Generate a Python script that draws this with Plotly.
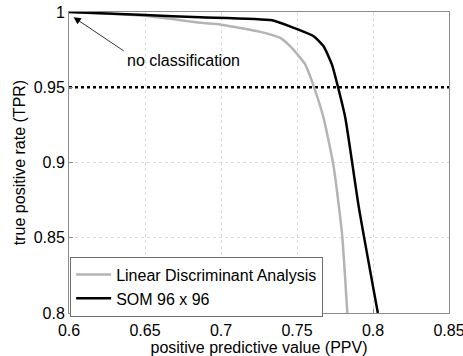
import plotly.graph_objects as go

# Precision/recall trade-off curves
ppv_lda = [0.6, 0.65, 0.6864, 0.6995, 0.7259, 0.739, 0.7456, 0.7522, 0.7555,
           0.761, 0.7675, 0.7741, 0.7796, 0.7831]
tpr_lda = [1.0, 0.9975, 0.9928, 0.9917, 0.9868, 0.9828, 0.9772, 0.9695, 0.965,
           0.9506, 0.9296, 0.8974, 0.853, 0.8]

ppv_som = [0.6, 0.65, 0.6864, 0.7336, 0.7478, 0.761, 0.7675, 0.773, 0.777,
           0.7818, 0.7906, 0.8032]
tpr_som = [1.0, 0.998, 0.9965, 0.9945, 0.9895, 0.9839, 0.9772, 0.965, 0.95,
           0.9296, 0.8707, 0.8]

target_tpr = 0.95
x_ticks = [0.6, 0.65, 0.7, 0.75, 0.8, 0.85]
y_ticks = [0.8, 0.85, 0.9, 0.95, 1.0]

FONT = "Liberation Sans, Arial, sans-serif"
FS = 16

fig = go.Figure()

fig.add_trace(go.Scatter(
    x=[0.6, 0.85], y=[target_tpr, target_tpr], mode="lines",
    line=dict(color="black", width=2.5, dash="dot"),
    showlegend=False, hoverinfo="skip"))

fig.add_trace(go.Scatter(
    x=ppv_lda, y=tpr_lda, mode="lines", name="Linear Discriminant Analysis",
    line=dict(color="#b4b4b4", width=2.5, shape="spline", smoothing=0.5)))

fig.add_trace(go.Scatter(
    x=ppv_som, y=tpr_som, mode="lines", name="SOM 96 x 96",
    line=dict(color="black", width=2.5, shape="spline", smoothing=0.5)))

fig.add_annotation(
    x=0.603, y=0.9965, xref="x", yref="y",
    ax=0.637, ay=0.9735, axref="x", ayref="y",
    showarrow=True, arrowhead=2, arrowsize=1.8, arrowwidth=0.8,
    arrowcolor="black", text="", standoff=0)

fig.add_annotation(
    x=0.637, y=0.968, xref="x", yref="y", text="no classification",
    showarrow=False, xanchor="left", yanchor="middle",
    font=dict(family=FONT, size=FS, color="black"))

axis_common = dict(
    showline=True, linecolor="#8c8c8c", linewidth=1, mirror=True,
    ticks="inside", ticklen=4, tickcolor="#8c8c8c",
    showgrid=True, gridcolor="#dcdcdc", griddash="dot", gridwidth=1,
    zeroline=False, tickfont=dict(family=FONT, size=FS, color="black"),
    ticklabeloverflow="allow",
)

fig.update_xaxes(
    range=[0.6, 0.85], tickvals=x_ticks,
    ticktext=[f"{v:g}" for v in x_ticks],
    ticklabelstandoff=3,
    title=dict(text="positive predictive value (PPV)", standoff=0,
               font=dict(family=FONT, size=FS, color="black")),
    **axis_common)

fig.update_yaxes(
    range=[0.8, 1.0], tickvals=y_ticks,
    ticktext=[f"{v:g}" for v in y_ticks],
    title=dict(text="true positive rate (TPR)", standoff=4,
               font=dict(family=FONT, size=FS, color="black")),
    **axis_common)

fig.update_layout(
    width=463, height=356,
    margin=dict(l=69, r=14, t=12, b=43, autoexpand=False),
    plot_bgcolor="white", paper_bgcolor="white",
    font=dict(family=FONT, size=FS, color="black"),
    legend=dict(x=0.003, y=-0.012, xanchor="left", yanchor="bottom",
                bgcolor="white", bordercolor="#6e6e6e", borderwidth=1,
                font=dict(family=FONT, size=FS, color="black"),
                itemwidth=35, tracegroupgap=0),
)

fig.write_html("out.html")
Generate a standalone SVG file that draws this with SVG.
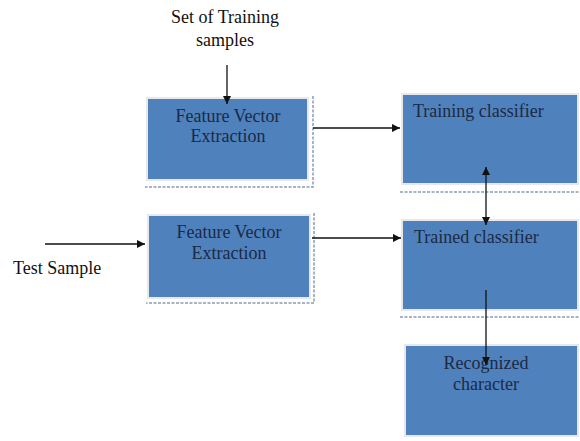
<svg xmlns="http://www.w3.org/2000/svg" width="580" height="441" viewBox="0 0 580 441">
<style>
.box{fill:#4f81bd;stroke:#e8e8e8;stroke-width:2}
.shadow{fill:none;stroke:#8a9ab5;stroke-width:1.5;stroke-dasharray:3 1.5}
.t{font-family:"Liberation Serif",serif;font-size:18px;fill:#1c2a44}
.l{font-family:"Liberation Serif",serif;font-size:18px;fill:#111}
.c{stroke:#111;stroke-width:1.3;fill:none}
</style>
<defs>
<marker id="ah" viewBox="0 0 10 10" refX="10" refY="5" markerWidth="8" markerHeight="8" markerUnits="userSpaceOnUse" orient="auto-start-reverse">
<path d="M0,0 L10,5 L0,10 z" fill="#111"/>
</marker>
</defs>
<rect width="580" height="441" fill="#fff"/>
<text class="l" x="225" y="23" text-anchor="middle">Set of Training</text>
<text class="l" x="225" y="46" text-anchor="middle">samples</text>
<text class="l" x="13" y="274">Test Sample</text>
<g id="fve1">
<rect class="box" x="147" y="98" width="161" height="82"/>
<polyline class="shadow" points="313,96 313,187 145,187"/>
<text class="t" x="228" y="122" text-anchor="middle">Feature Vector</text>
<text class="t" x="228" y="142" text-anchor="middle">Extraction</text>
</g>
<g id="training">
<rect class="box" x="402" y="94" width="176" height="90"/>
<line class="shadow" x1="400" y1="192" x2="580" y2="192"/>
<text class="t" x="413" y="117">Training classifier</text>
</g>
<g id="fve2">
<rect class="box" x="148" y="215" width="162" height="83"/>
<polyline class="shadow" points="314,213 314,303 146,303"/>
<text class="t" x="229" y="238" text-anchor="middle">Feature Vector</text>
<text class="t" x="229" y="259" text-anchor="middle">Extraction</text>
</g>
<g id="trained">
<rect class="box" x="402" y="220" width="176" height="90"/>
<line class="shadow" x1="400" y1="317" x2="580" y2="317"/>
<text class="t" x="414" y="243">Trained classifier</text>
</g>
<g id="recognized">
<rect class="box" x="405" y="345" width="173" height="91"/>
<text class="t" x="486" y="369" text-anchor="middle">Recognized</text>
<text class="t" x="486" y="390" text-anchor="middle">character</text>
</g>
<g id="connectors">
<line class="c" x1="227" y1="65" x2="227" y2="104" marker-end="url(#ah)"/>
<line class="c" x1="313" y1="128" x2="400" y2="128" marker-end="url(#ah)"/>
<line class="c" x1="45" y1="244" x2="145" y2="244" marker-end="url(#ah)"/>
<line class="c" x1="312" y1="238" x2="401" y2="238" marker-end="url(#ah)"/>
<line class="c" x1="486" y1="167" x2="486" y2="225" marker-start="url(#ah)" marker-end="url(#ah)"/>
<line class="c" x1="486" y1="290" x2="486" y2="365" marker-end="url(#ah)"/>
</g>
</svg>
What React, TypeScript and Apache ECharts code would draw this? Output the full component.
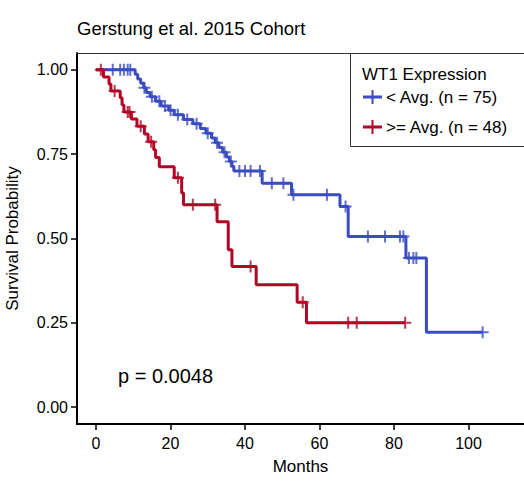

******************************

| Exercise brief |
Leave out the pictures and print each record exactly as it stands.

| Solution to this exercise |
Generate a Python script that draws this with Plotly.
import plotly.graph_objects as go

# Precision/recall trade-off curves
ppv_lda = [0.6, 0.65, 0.6864, 0.6995, 0.7259, 0.739, 0.7456, 0.7522, 0.7555,
           0.761, 0.7675, 0.7741, 0.7796, 0.7831]
tpr_lda = [1.0, 0.9975, 0.9928, 0.9917, 0.9868, 0.9828, 0.9772, 0.9695, 0.965,
           0.9506, 0.9296, 0.8974, 0.853, 0.8]

ppv_som = [0.6, 0.65, 0.6864, 0.7336, 0.7478, 0.761, 0.7675, 0.773, 0.777,
           0.7818, 0.7906, 0.8032]
tpr_som = [1.0, 0.998, 0.9965, 0.9945, 0.9895, 0.9839, 0.9772, 0.965, 0.95,
           0.9296, 0.8707, 0.8]

target_tpr = 0.95
x_ticks = [0.6, 0.65, 0.7, 0.75, 0.8, 0.85]
y_ticks = [0.8, 0.85, 0.9, 0.95, 1.0]

FONT = "Liberation Sans, Arial, sans-serif"
FS = 16

fig = go.Figure()

fig.add_trace(go.Scatter(
    x=[0.6, 0.85], y=[target_tpr, target_tpr], mode="lines",
    line=dict(color="black", width=2.5, dash="dot"),
    showlegend=False, hoverinfo="skip"))

fig.add_trace(go.Scatter(
    x=ppv_lda, y=tpr_lda, mode="lines", name="Linear Discriminant Analysis",
    line=dict(color="#b4b4b4", width=2.5, shape="spline", smoothing=0.5)))

fig.add_trace(go.Scatter(
    x=ppv_som, y=tpr_som, mode="lines", name="SOM 96 x 96",
    line=dict(color="black", width=2.5, shape="spline", smoothing=0.5)))

fig.add_annotation(
    x=0.603, y=0.9965, xref="x", yref="y",
    ax=0.637, ay=0.9735, axref="x", ayref="y",
    showarrow=True, arrowhead=2, arrowsize=1.8, arrowwidth=0.8,
    arrowcolor="black", text="", standoff=0)

fig.add_annotation(
    x=0.637, y=0.968, xref="x", yref="y", text="no classification",
    showarrow=False, xanchor="left", yanchor="middle",
    font=dict(family=FONT, size=FS, color="black"))

axis_common = dict(
    showline=True, linecolor="#8c8c8c", linewidth=1, mirror=True,
    ticks="inside", ticklen=4, tickcolor="#8c8c8c",
    showgrid=True, gridcolor="#dcdcdc", griddash="dot", gridwidth=1,
    zeroline=False, tickfont=dict(family=FONT, size=FS, color="black"),
    ticklabeloverflow="allow",
)

fig.update_xaxes(
    range=[0.6, 0.85], tickvals=x_ticks,
    ticktext=[f"{v:g}" for v in x_ticks],
    ticklabelstandoff=3,
    title=dict(text="positive predictive value (PPV)", standoff=0,
               font=dict(family=FONT, size=FS, color="black")),
    **axis_common)

fig.update_yaxes(
    range=[0.8, 1.0], tickvals=y_ticks,
    ticktext=[f"{v:g}" for v in y_ticks],
    title=dict(text="true positive rate (TPR)", standoff=4,
               font=dict(family=FONT, size=FS, color="black")),
    **axis_common)

fig.update_layout(
    width=463, height=356,
    margin=dict(l=69, r=14, t=12, b=43, autoexpand=False),
    plot_bgcolor="white", paper_bgcolor="white",
    font=dict(family=FONT, size=FS, color="black"),
    legend=dict(x=0.003, y=-0.012, xanchor="left", yanchor="bottom",
                bgcolor="white", bordercolor="#6e6e6e", borderwidth=1,
                font=dict(family=FONT, size=FS, color="black"),
                itemwidth=35, tracegroupgap=0),
)

fig.write_html("out.html")
Generate a standalone SVG file that draws this with SVG.
<svg xmlns="http://www.w3.org/2000/svg" width="580" height="441" viewBox="0 0 580 441">
<style>
.box{fill:#4f81bd;stroke:#e8e8e8;stroke-width:2}
.shadow{fill:none;stroke:#8a9ab5;stroke-width:1.5;stroke-dasharray:3 1.5}
.t{font-family:"Liberation Serif",serif;font-size:18px;fill:#1c2a44}
.l{font-family:"Liberation Serif",serif;font-size:18px;fill:#111}
.c{stroke:#111;stroke-width:1.3;fill:none}
</style>
<defs>
<marker id="ah" viewBox="0 0 10 10" refX="10" refY="5" markerWidth="8" markerHeight="8" markerUnits="userSpaceOnUse" orient="auto-start-reverse">
<path d="M0,0 L10,5 L0,10 z" fill="#111"/>
</marker>
</defs>
<rect width="580" height="441" fill="#fff"/>
<text class="l" x="225" y="23" text-anchor="middle">Set of Training</text>
<text class="l" x="225" y="46" text-anchor="middle">samples</text>
<text class="l" x="13" y="274">Test Sample</text>
<g id="fve1">
<rect class="box" x="147" y="98" width="161" height="82"/>
<polyline class="shadow" points="313,96 313,187 145,187"/>
<text class="t" x="228" y="122" text-anchor="middle">Feature Vector</text>
<text class="t" x="228" y="142" text-anchor="middle">Extraction</text>
</g>
<g id="training">
<rect class="box" x="402" y="94" width="176" height="90"/>
<line class="shadow" x1="400" y1="192" x2="580" y2="192"/>
<text class="t" x="413" y="117">Training classifier</text>
</g>
<g id="fve2">
<rect class="box" x="148" y="215" width="162" height="83"/>
<polyline class="shadow" points="314,213 314,303 146,303"/>
<text class="t" x="229" y="238" text-anchor="middle">Feature Vector</text>
<text class="t" x="229" y="259" text-anchor="middle">Extraction</text>
</g>
<g id="trained">
<rect class="box" x="402" y="220" width="176" height="90"/>
<line class="shadow" x1="400" y1="317" x2="580" y2="317"/>
<text class="t" x="414" y="243">Trained classifier</text>
</g>
<g id="recognized">
<rect class="box" x="405" y="345" width="173" height="91"/>
<text class="t" x="486" y="369" text-anchor="middle">Recognized</text>
<text class="t" x="486" y="390" text-anchor="middle">character</text>
</g>
<g id="connectors">
<line class="c" x1="227" y1="65" x2="227" y2="104" marker-end="url(#ah)"/>
<line class="c" x1="313" y1="128" x2="400" y2="128" marker-end="url(#ah)"/>
<line class="c" x1="45" y1="244" x2="145" y2="244" marker-end="url(#ah)"/>
<line class="c" x1="312" y1="238" x2="401" y2="238" marker-end="url(#ah)"/>
<line class="c" x1="486" y1="167" x2="486" y2="225" marker-start="url(#ah)" marker-end="url(#ah)"/>
<line class="c" x1="486" y1="290" x2="486" y2="365" marker-end="url(#ah)"/>
</g>
</svg>
What React, TypeScript and Apache ECharts code would draw this? Output the full component.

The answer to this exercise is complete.